# MKII upholstery kits



## BassNotes (Mar 16, 2005)

Does anyone know of a source for MKII upholstery kits and supplies? Thanks.


----------



## JettaGLi16v (Mar 6, 1999)

*Re: MKII upholstery kits (BassNotes)*

MK2 classified section.
I doubt if anyone has started making interior kits (like they do for the aircooled cars) just buy one from the car you like...


----------



## where_2 (Jul 21, 2003)

*Re: MKII upholstery kits (JettaGLi16v)*

Which part of the upholstery were you going to refurb? Something like a set of Mk2 GTI seats?


----------



## BassNotes (Mar 16, 2005)

*Re: MKII upholstery kits (where_2)*

I'm just looking to redo a worn-out GL driver's seat, in black fabric.


----------



## where_2 (Jul 21, 2003)

*Re: MKII upholstery kits (BassNotes)*

In that case, my advice is to pull the seat out, part the fabric from it, and have the fabric reconstructed by an upholstery shop in something durable like Sunbrella. Back in the early 90's I recovered a set of Scirocco_S sport seat inserts with Black Sunbrella. I drove that car for 80k miles after the seats were recovered, they still looked practically new. We reused the vinyl side pieces and seat backs, just covering the seating surfaces in Sunbrella. It's NOT a stretchy material, so I wouldn't advise recovering an entire seat with it. Just the faces seemed to work well. 
Sunbrella is actually a fabric designed for the marine environment to be used in place of canvas. It's an acrylic material that is not dyed, but 100% colored acrylic fibers. So, as it wears, it's still the same color throughout the fabric. It runs in the neighborhood of $15-20 per yard, but it won't take much to do a single seat. (maybe 2 yards). It's basically waterproof from the factory, so if you spill something on the seat it beads, rather than soaking in. It's commonly used in awnings and marine upholstery shops. 
There's a great write up here that shows what it takes to disassemble a VW seat. Removing the fabric is not too difficult after the seat is out of the car.

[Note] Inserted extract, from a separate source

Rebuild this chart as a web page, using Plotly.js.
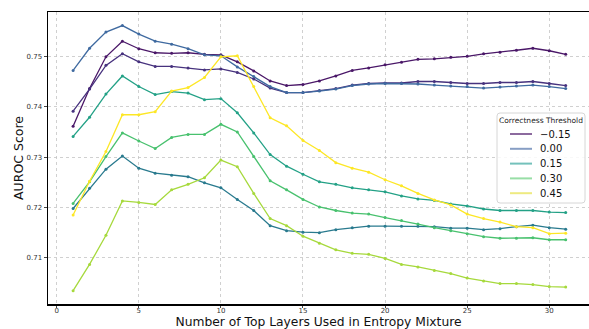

When you go to reinstall the new cover, put some polyester quilt batting under the cover between the foam and the new cover to "puff" up the fabric and fill any gaps and keep it looking properly stuffed, rather than having wrinkles here and there. 
Link to disassembling a VW seat: http://forums.vwvortex.com/zerothread?id=3314208


----------



## BassNotes (Mar 16, 2005)

Thanks for the info!


----------